En plus il est facile d'intégrer des fonctionnalités qui seraient horribles à développer en VBA, comme l'import de fichiers OFX pour pointer les mouvements dans un compte bancaire.
== Utilisabilité
Il est clair que ma solution uniquement basée sur un langage de programmation ne peut pas être mise entre les mains de gens "normaux".
Ah, vraiment ?
J'ai mis en place une solution analogue pour une plateforme de négociation de produits dérivés. L'expert fonctionnel élabore une liste de produits prédéfinis. Pour gagner du temps on a décidé de se passer de procédés biscornus comme l'import de feuilles Excel et de lui faire taper directement du code Java. Il y a IntelliJ IDEA sur la machine du gars, il sait faire un pull et un commit-and-push dans son repo perso sur GitHub. Il sait sur quel bouton appuyer pour tout construire et lancer la démo.
Comme la syntaxe est très simple et que l'éditeur montre les erreurs, on n'a jamais eu de souci de ce côté-là. Et s'il y a besoin de refactoriser c'est le programmeur qui le fait, après on se synchronise avec git.

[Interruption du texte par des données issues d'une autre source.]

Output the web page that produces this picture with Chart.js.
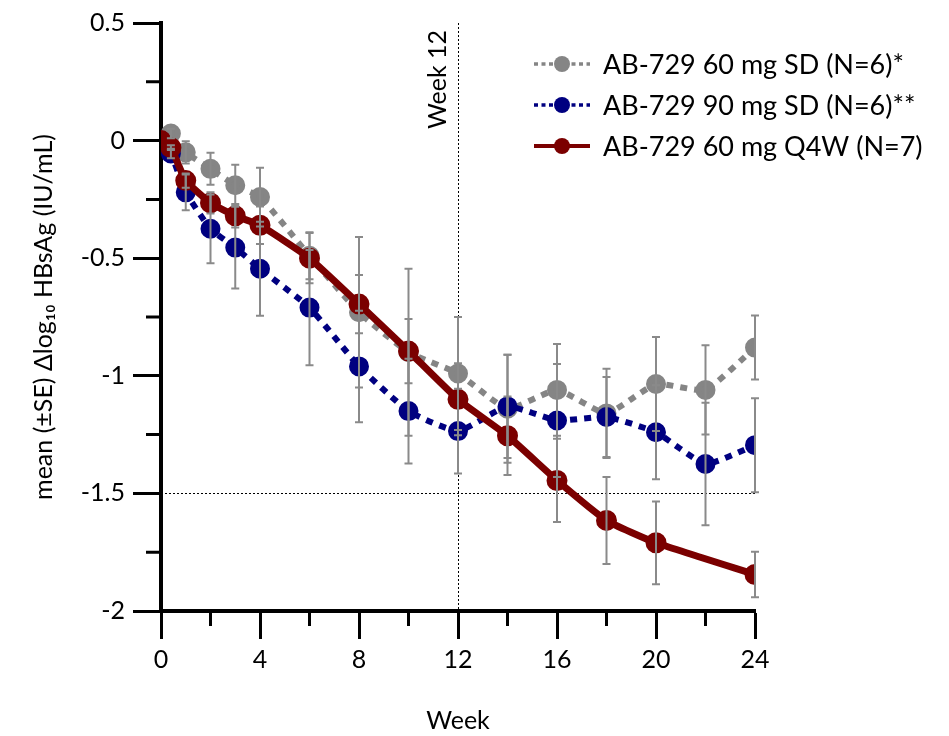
<!DOCTYPE html>
<html>
<head>
<meta charset="utf-8">
<script src="https://cdn.jsdelivr.net/npm/chart.js@4"></script>
<style>
  body { margin: 0; background: #fff; }
  #wrap { width: 949px; height: 736px; }
</style>
</head>
<body>
<div id="wrap"><canvas id="hbsagChart" width="949" height="736"></canvas></div>
<script>
// weeks on study
const weeks = [0, 0.4, 1, 2, 3, 4, 6, 8, 10, 12, 14, 16, 18, 20, 22, 24];

// mean change from baseline, log10 IU/mL
const sd60Mean = [0, 0.03, -0.05, -0.12, -0.19, -0.24, -0.49, -0.73, -0.90, -0.99, -1.14, -1.06, -1.16, -1.035, -1.06, -0.88];
const sd60SE   = [0, 0.02, 0.047, 0.068, 0.087, 0.125, 0.10, 0.32, 0.355, 0.24, 0.23, 0.195, 0.19, 0.20, 0.19, 0.136];

const sd90Mean = [0, -0.055, -0.22, -0.375, -0.455, -0.545, -0.71, -0.96, -1.15, -1.235, -1.13, -1.19, -1.175, -1.24, -1.375, -1.295];
const sd90SE   = [0, 0.02, 0.076, 0.146, 0.174, 0.20, 0.245, 0.237, 0.223, 0.18, 0.22, 0.24, 0.17, 0.20, 0.26, 0.20];

const q4wMean = [0, -0.03, -0.17, -0.265, -0.32, -0.36, -0.50, -0.695, -0.895, -1.10, -1.255, -1.445, -1.615, -1.71, null, -1.845];
const q4wSE   = [0, 0.01, 0.03, 0.045, 0.05, 0.08, 0.107, 0.124, 0.137, 0.153, 0.167, 0.177, 0.185, 0.176, null, 0.097];

const seriesLabels = ['AB-729 60 mg SD (N=6)*', 'AB-729 90 mg SD (N=6)**', 'AB-729 60 mg Q4W (N=7)'];

const xTicks = [0, 4, 8, 12, 16, 20, 24];
const xMinorTicks = [2, 6, 10, 14, 18, 22];
const yMinorTicks = [0.25, -0.25, -0.75, -1.25, -1.75];

const refWeek = 12;
const refLevel = -1.5;

const FONT = 'Lato, "Liberation Sans", sans-serif';

function toPoints(ys) {
    return weeks.map((w, i) => ({ x: w, y: ys[i] }));
}

// gray error bars with caps, drawn over the lines
const errorBars = {
    id: 'errorBars',
    afterDatasetsDraw(chart) {
        const { ctx, scales: { x, y } } = chart;
        ctx.save();
        ctx.strokeStyle = '#8a8a8a';
        ctx.lineWidth = 2;
        chart.data.datasets.forEach(ds => {
            ds.data.forEach((p, i) => {
                const se = ds.se[i];
                if (p.y == null || !se) return;
                const px = x.getPixelForValue(p.x);
                const top = y.getPixelForValue(p.y + se);
                const bot = y.getPixelForValue(p.y - se);
                ctx.beginPath();
                ctx.moveTo(px, top); ctx.lineTo(px, bot);
                ctx.moveTo(px - 4, top); ctx.lineTo(px + 4, top);
                ctx.moveTo(px - 4, bot); ctx.lineTo(px + 4, bot);
                ctx.stroke();
            });
        });
        ctx.restore();
    }
};

// dotted week 12 and -1.5 reference lines
const refLines = {
    id: 'refLines',
    beforeDatasetsDraw(chart) {
        const { ctx, chartArea: a, scales: { x, y } } = chart;
        ctx.save();
        ctx.strokeStyle = '#000';
        ctx.lineWidth = 1;
        ctx.setLineDash([2, 2]);
        const vx = Math.round(x.getPixelForValue(refWeek)) + 0.5;
        ctx.beginPath(); ctx.moveTo(vx, a.top); ctx.lineTo(vx, a.bottom); ctx.stroke();
        const hy = Math.round(y.getPixelForValue(refLevel)) + 0.5;
        ctx.beginPath(); ctx.moveTo(a.left, hy); ctx.lineTo(x.getPixelForValue(24), hy); ctx.stroke();
        ctx.setLineDash([]);
        ctx.fillStyle = '#000';
        ctx.font = '25px ' + FONT;
        ctx.translate(vx - 21, a.top + 7);
        ctx.rotate(-Math.PI / 2);
        ctx.textAlign = 'right';
        ctx.textBaseline = 'middle';
        ctx.fillText('Week 12', 0, 0);
        ctx.restore();
    }
};

// short minor ticks between the labelled ones
const minorTicks = {
    id: 'minorTicks',
    afterDraw(chart) {
        const { ctx, chartArea: a, scales: { x, y } } = chart;
        ctx.save();
        ctx.strokeStyle = '#000';
        ctx.lineWidth = 3;
        ctx.beginPath();
        xMinorTicks.forEach(v => {
            const px = x.getPixelForValue(v);
            ctx.moveTo(px, a.bottom); ctx.lineTo(px, a.bottom + 15);
        });
        yMinorTicks.forEach(v => {
            const py = y.getPixelForValue(v);
            ctx.moveTo(a.left, py); ctx.lineTo(a.left - 15, py);
        });
        ctx.stroke();
        ctx.restore();
    }
};

// legend with line + marker samples
const lineLegend = {
    id: 'lineLegend',
    afterDraw(chart) {
        const ctx = chart.ctx;
        const x0 = 534, x1 = 590, tx = 603;
        const rows = [64, 105, 146];
        ctx.save();
        chart.data.datasets.forEach((ds, i) => {
            const yy = rows[i];
            ctx.strokeStyle = ds.borderColor;
            ctx.lineWidth = ds.borderDash ? 3.5 : 4;
            ctx.setLineDash(ds.borderDash ? [4, 3.5] : []);
            ctx.beginPath(); ctx.moveTo(x0, yy); ctx.lineTo(x1, yy); ctx.stroke();
            ctx.setLineDash([]);
            ctx.fillStyle = ds.pointBackgroundColor;
            ctx.beginPath(); ctx.arc((x0 + x1) / 2, yy, 8, 0, Math.PI * 2); ctx.fill();
            ctx.fillStyle = '#000';
            ctx.font = '27px ' + FONT;
            ctx.textAlign = 'left';
            ctx.textBaseline = 'middle';
            ctx.fillText(ds.label, tx, yy + 1);
        });
        ctx.restore();
    }
};

function createChart() {
    const ctx = document.getElementById('hbsagChart').getContext('2d');
    new Chart(ctx, {
        type: 'line',
        data: {
            datasets: [
                {
                    label: seriesLabels[0],
                    data: toPoints(sd60Mean),
                    se: sd60SE,
                    borderColor: '#858585',
                    pointBackgroundColor: '#858585',
                    borderWidth: 6,
                    borderDash: [7, 7],
                    order: 3
                },
                {
                    label: seriesLabels[1],
                    data: toPoints(sd90Mean),
                    se: sd90SE,
                    borderColor: '#000080',
                    pointBackgroundColor: '#000080',
                    borderWidth: 6,
                    borderDash: [7, 7],
                    order: 2
                },
                {
                    label: seriesLabels[2],
                    data: toPoints(q4wMean),
                    se: q4wSE,
                    borderColor: '#7b0000',
                    pointBackgroundColor: '#7b0000',
                    borderWidth: 7,
                    order: 1
                }
            ]
        },
        options: {
            responsive: false,
            animation: false,
            spanGaps: true,
            layout: { padding: { top: 21, right: 194, bottom: 0, left: 0 } },
            elements: {
                line: { tension: 0.15, borderCapStyle: 'butt', fill: false },
                point: { radius: 7, borderWidth: 0, hoverRadius: 7 }
            },
            plugins: {
                legend: { display: false },
                tooltip: { enabled: false }
            },
            scales: {
                x: {
                    type: 'linear',
                    min: 0,
                    max: 24,
                    afterBuildTicks: s => { s.ticks = xTicks.map(v => ({ value: v })); },
                    afterFit: s => { s.height = 125; },
                    border: { display: true, color: '#000', width: 4 },
                    grid: { drawOnChartArea: false, tickLength: 28, tickWidth: 3, tickColor: '#000' },
                    ticks: { color: '#000', font: { family: FONT, size: 25 }, padding: 6, maxRotation: 0 },
                    title: { display: true, text: 'Week', color: '#000', font: { family: FONT, size: 25 }, padding: { top: 0, bottom: 0 } }
                },
                y: {
                    min: -2,
                    max: 0.5,
                    ticks: {
                        stepSize: 0.5,
                        color: '#000',
                        font: { family: FONT, size: 25 },
                        padding: 8,
                        callback: v => String(v)
                    },
                    afterFit: s => { s.width = 161; },
                    border: { display: true, color: '#000', width: 4 },
                    grid: { drawOnChartArea: false, tickLength: 28, tickWidth: 3, tickColor: '#000' },
                    title: {
                        display: true,
                        text: 'mean (±SE) Δlog\u2081\u2080 HBsAg (IU/mL)',
                        color: '#000',
                        font: { family: FONT, size: 25 },
                        padding: { top: 29, bottom: 0 }
                    }
                }
            }
        },
        plugins: [refLines, errorBars, minorTicks, lineLegend]
    });
}

window.onload = function() {
    createChart();
};
</script>
</body>
</html>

On pourrait penser que le tableur est plus facile d'emploi du fait de la saisie interactive. Par exemple, il détecte certains formats invalides. Mais c'est très limité. Ce qu'on veut c'est un message d'erreur qui dise que la donnée X ne colle pas avec la donnée Y et pourquoi, et si c'est un peu compliqué ça ramène fatalement au traitement par lot. Il faut noter qu'en amont de ça un éditeur pleine page avec de la coloration syntaxique fournit déjà un retour d'erreur satisfaisant.
Donc Excel ne nous manque pas.
== Conclusion
IntelliJ IDEA est capable d'indexer des millions de symboles pour fournir une aide à la saisie. Autant que je sache il supporte la compilation différentielle. Comme on peut tester son code unitairement il y a moyen de vérifier que les rapports fonctionnent sans charger toutes les données. Si on a besoin de rapports sophistiqués, Kotlin est le meilleur langage généraliste du moment, réunissant tous les avantages de Java, Python et JavaScript. Et si on a besoin de jolis rapports, la bibliothèque "``kotlinx.html``"
fournit un langage de patronnage hors-pair pour du XML ou du HTML.
Depuis qu'elles existent, les suites bureautiques naviguent péniblement parmi des exigences contradictoires, la principale étant de faire croire à leurs utilisateurs qu'ils n'étaient pas des développeurs. Pendant ce temps là, les environnement de développement et les langages ont évolué, la mémoire disponible a formidablement augmenté. Pour automatiser des traitements on s'aperçoit que l'important c'est la restructuration, le versionnage et la testabilité, ce qui met hors-jeu les solutions de type base de donnée bureautique ou tableur.